Monster | Teen Ink

Monster MAG

May 4, 2016
By bloodstone BRONZE, Williamsport, Ohio
bloodstone BRONZE, Williamsport, Ohio
1 article 0 photos 0 comments

All my life, I’ve been nothing but the outcast and freak in my community. Why? Simple. I am being myself. They tell me to be myself but they treat me as if I am an abomination to their perfect society. What makes me a freak in their eyes? What makes them think that I am nothing but a horrible creature that must be eradicated? There are many answers but I shall still tell them to you.

First answer is that I have always acted different than what I am. I remember when I was a preschooler I would always hang out with the boys instead of the girls.
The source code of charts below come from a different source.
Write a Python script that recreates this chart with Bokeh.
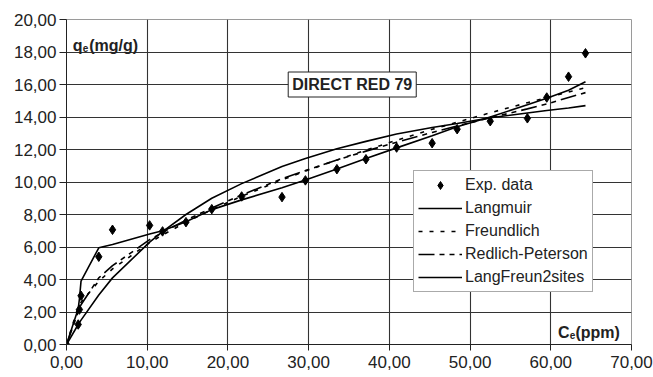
from bokeh.plotting import figure
from bokeh.models import (Range1d, FixedTicker, CustomJSTickFormatter, Label,
                          Legend, LegendItem)
from bokeh.embed import file_html
from bokeh.resources import INLINE

# ---- data ----
ce = [0, 1.45, 1.6, 1.8, 4.0, 5.7, 10.3, 11.9, 14.8, 18.0, 21.7, 26.7, 29.6,
      33.5, 37.1, 40.9, 45.3, 48.4, 52.5, 57.1, 59.5, 62.2, 64.3]
qe_exp = [0, 1.23, 2.15, 3.0, 5.4, 7.06, 7.33, 6.96, 7.53, 8.33, 9.11, 9.07,
          10.1, 10.79, 11.4, 12.12, 12.39, 13.25, 13.74, 13.92, 15.2, 16.48, 17.92]
langmuir = [0, 1.23, 1.35, 1.5, 3.05, 4.1, 6.3, 6.95, 8.0, 9.0, 9.9, 10.95,
            11.45, 12.05, 12.5, 12.95, 13.35, 13.6, 13.95, 14.25, 14.4, 14.55, 14.7]
freundlich = [0, 2.33, 2.45, 2.6, 3.89, 4.65, 6.27, 6.74, 7.52, 8.3, 9.12, 10.13,
              10.67, 11.36, 11.96, 12.57, 13.24, 13.68, 14.26, 14.88, 15.19, 15.53, 15.8]
redlich = [0, 2.0, 2.2, 2.45, 4.1, 4.85, 6.45, 6.9, 7.65, 8.4, 9.2, 10.2,
           10.7, 11.35, 11.9, 12.45, 13.05, 13.45, 13.95, 14.5, 14.8, 15.2, 15.5]
langfreun = [0, 2.2, 2.8, 3.9, 5.95, 6.15, 6.8, 7.0, 7.55, 8.3, 8.9, 9.65,
             10.13, 10.8, 11.45, 12.1, 12.85, 13.4, 14.0, 14.75, 15.15, 15.65, 16.17]

x_ticks = [0, 10, 20, 30, 40, 50, 60, 70]
y_ticks = [0, 2, 4, 6, 8, 10, 12, 14, 16, 18, 20]
title_text = "DIRECT RED 79"
legend_labels = ["Exp. data", "Langmuir", "Freundlich", "Redlich-Peterson", "LangFreun2sites"]

FONT = "Liberation Sans"

p = figure(width=653, height=377, output_backend="svg", toolbar_location=None,
           x_range=Range1d(0, 70), y_range=Range1d(0, 20),
           min_border_left=66, min_border_right=22, min_border_top=19,
           min_border_bottom=33)
p.background_fill_color = "white"
p.border_fill_color = "white"
p.outline_line_color = "#9a9a9a"
p.outline_line_width = 1

fmt = CustomJSTickFormatter(code="return tick.toFixed(2).replace('.', ',');")
for ax, ticks in ((p.xaxis, x_ticks), (p.yaxis, y_ticks)):
    ax.ticker = FixedTicker(ticks=ticks)
    ax.formatter = fmt
    ax.major_label_text_font = FONT
    ax.major_label_text_font_size = "17px"
    ax.major_label_text_color = "#222222"
    ax.axis_line_color = "#222222"
    ax.major_tick_line_color = "#222222"
    ax.minor_tick_line_color = None
    ax.major_tick_in = 0
p.xaxis.major_tick_out = 6
p.xaxis.major_label_standoff = 5
p.yaxis.major_tick_out = 7
p.yaxis.major_label_standoff = 3

p.grid.grid_line_color = "#333333"
p.grid.grid_line_width = 1.1
p.xgrid.ticker = FixedTicker(ticks=x_ticks)
p.ygrid.ticker = FixedTicker(ticks=y_ticks)

lw = 1.6
r_l = p.line(ce, langmuir, line_color="black", line_width=lw)
r_f = p.line(ce, freundlich, line_color="black", line_width=lw, line_dash="4 7")
r_r = p.line(ce, redlich, line_color="black", line_width=lw, line_dash="16 5 5 5 5 5")
r_lf = p.line(ce, langfreun, line_color="black", line_width=lw)
r_e = p.scatter(ce, qe_exp, marker="diamond", size=9.5, fill_color="black",
                line_color="black")

legend = Legend(items=[
    LegendItem(label=legend_labels[0], renderers=[r_e]),
    LegendItem(label=legend_labels[1], renderers=[r_l]),
    LegendItem(label=legend_labels[2], renderers=[r_f]),
    LegendItem(label=legend_labels[3], renderers=[r_r]),
    LegendItem(label=legend_labels[4], renderers=[r_lf]),
], location=(347, 52))
legend.label_text_font = FONT
legend.label_text_font_size = "16px"
legend.label_text_color = "#222222"
legend.glyph_width = 44
legend.glyph_height = 20
legend.label_height = 20
legend.label_standoff = 3
legend.spacing = 3
legend.padding = 4
legend.margin = 0
legend.border_line_color = "#555555"
legend.border_line_width = 1
legend.background_fill_color = "white"
legend.background_fill_alpha = 1
p.add_layout(legend)

# title box
p.add_layout(Label(x=35.4, y=16.0, text=title_text, text_font=FONT,
                   text_font_size="16px", text_font_style="bold",
                   text_color="#222222", text_align="center",
                   text_baseline="middle", background_fill_color="white",
                   border_line_color="#222222", border_line_width=1,
                   padding=4))

# axis titles inside the plot
def lab(x, y, t, size, dx=0, dy=0):
    p.add_layout(Label(x=x, y=y, text=t, x_offset=dx, y_offset=dy,
                       text_font=FONT, text_font_size=size,
                       text_font_style="bold", text_color="#222222",
                       text_baseline="alphabetic"))

lab(0.77, 18.37, "q", "16px")
lab(0.77, 18.37, "e", "10px", dx=10, dy=-2)
lab(0.77, 18.37, "(mg/g)", "16px", dx=16.5)
lab(60.9, 0.72, "C", "16px")
lab(60.9, 0.72, "e", "10px", dx=11.6, dy=-2)
lab(60.9, 0.72, "(ppm)", "16px", dx=17.4)

open("out.html", "w").write(file_html(p, INLINE))
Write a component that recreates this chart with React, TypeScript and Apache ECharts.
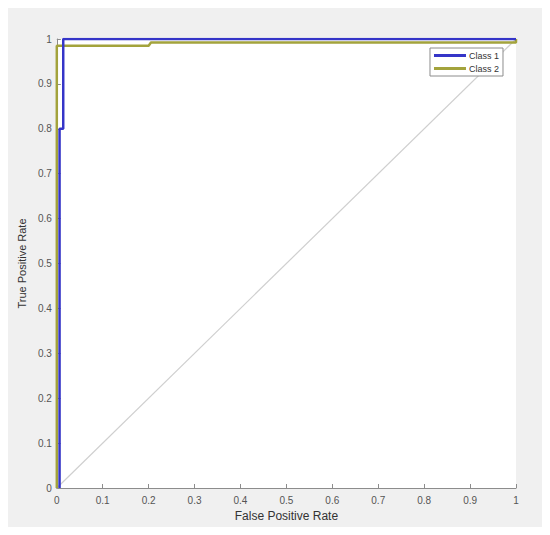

Despite that, I still wore dresses and skirts, like being pretty and have crushes on most of those boys but it never felt right to me. Deep down, I still think I am more of a boy than a girl.

When started elementary, I hanged out with girls, from kindergarten to 2nd grade. In 3rd grade I pretended to have crushes on boys because I thought that was what I was supposed to do. In 4th grade, the girls I called my friends drifted away and I started hanging out with boys again. But 5th grade changed me the most.

In 5th grade, I told one boy, who I thought was my friend, that I did not believe in God. Instead of seeing me as a friend, he saw me as a monster, a freak, an abomination. Afterwards everyone in that grade treated me differently. I remember they used to make their fingers into the shape of a cross, hoping that it would make me leave or at the very least disappear. Then everyone started bullying me. First it was religion, then it was about my hair, saying that it never looked brushed or cleaned, or on one occasion, people said I had lice. I felt alone, during that period. I would never go outside. I would never leave my room, I just sat in that room in the dark because I preferred darkness to the light, playing with my toys, talking to myself, and hating my life. Reminds of something my classmates asked. “If you hate your life, then why are you still alive?” Want to know the answer? I hate my life but I still have much to live for.

Middle school got better in a way. People seemed to just now ignore me, but a very few still bugged about my beliefs. But in 6th grade, I started reading books about myths and monsters. I would tell people about them but they just stared at me like I was crazy. In a way they thought I really was crazy, not for reading about monsters but for believing in them as well. Why do I believe in monsters but not God? I don’t know. In 7th and 8th grade, I still read stories like that, and people would keep on telling me they were not real.

Want to know what I like the most about the stories about monsters? The monsters themselves. I do not know why but I always found a type of kinship with those monsters. If they were bloodthirsty and murderous, I admired them for it. Those monsters embraced the dark nature within themselves instead of hiding it like we humans do. In the stories where they were hunted down by humans just for not being humans, I knew what they were feeling. The feeling that everyone hates you and wants you dead just because you are different. I know that feeling well.

In myths and fairy-tales I was drawn to the villains. In the Egyptian mythology I like Set, the god of chaos, who killed his brother for the throne of Egypt. In Norse mythology, I like Loki, the god of mischief, who was chained to a rock and has a snake constantly drip venom on his face til Ragnarok. In Greek mythology, I like Hades, god of the Underworld, who is often seen and treated as a villain, and Athena, goddess of wisdom, and in one particular myth, was never meant to exist.

With the monsters in those tales, I would always admire. I admire them because they don’t discriminate who they kill. I admire them because they give in to their bloodthirsty nature instead of trying to hide it like us humans. I pity them because they are always seen as villains. I pity them because people would rather they die and disappear. I love them because they are treated as I have been treated most of my life.

High school began last year, and I acquired a new interest. That interest is writing. When I started to write I felt happy, truly happy. But when I wrote the truth, I wrote how I feel. I wrote what I could never say because nobody would listen. But when people read what I wrote, they would become disgusted because what I write is not nice. It’s not pleasant. It’s not happy. What I write is full of sadness, full of ugliness, full of “evil”. Just because I write what’s on my mind.

And those are the answers. The answers to why I am considered an outcast. Now that you have read this what do you think? Am I just a freak that must be hidden or destroyed or am I another person in this world that has been treated unfairly because I am different? It’s your opinion, it is your choice. And I do not care what it is. For this is my choice, my decisions, and my life. And I am not going to change that.


The author's comments:

What I've written is what I have felt my entire life. For all my life, I have always been the outcast compared to everyone. From when I was little to my current age, I have always felt like I was the weird one compared to everyone else. I have always felt like a monster, and I don't care about that anymore.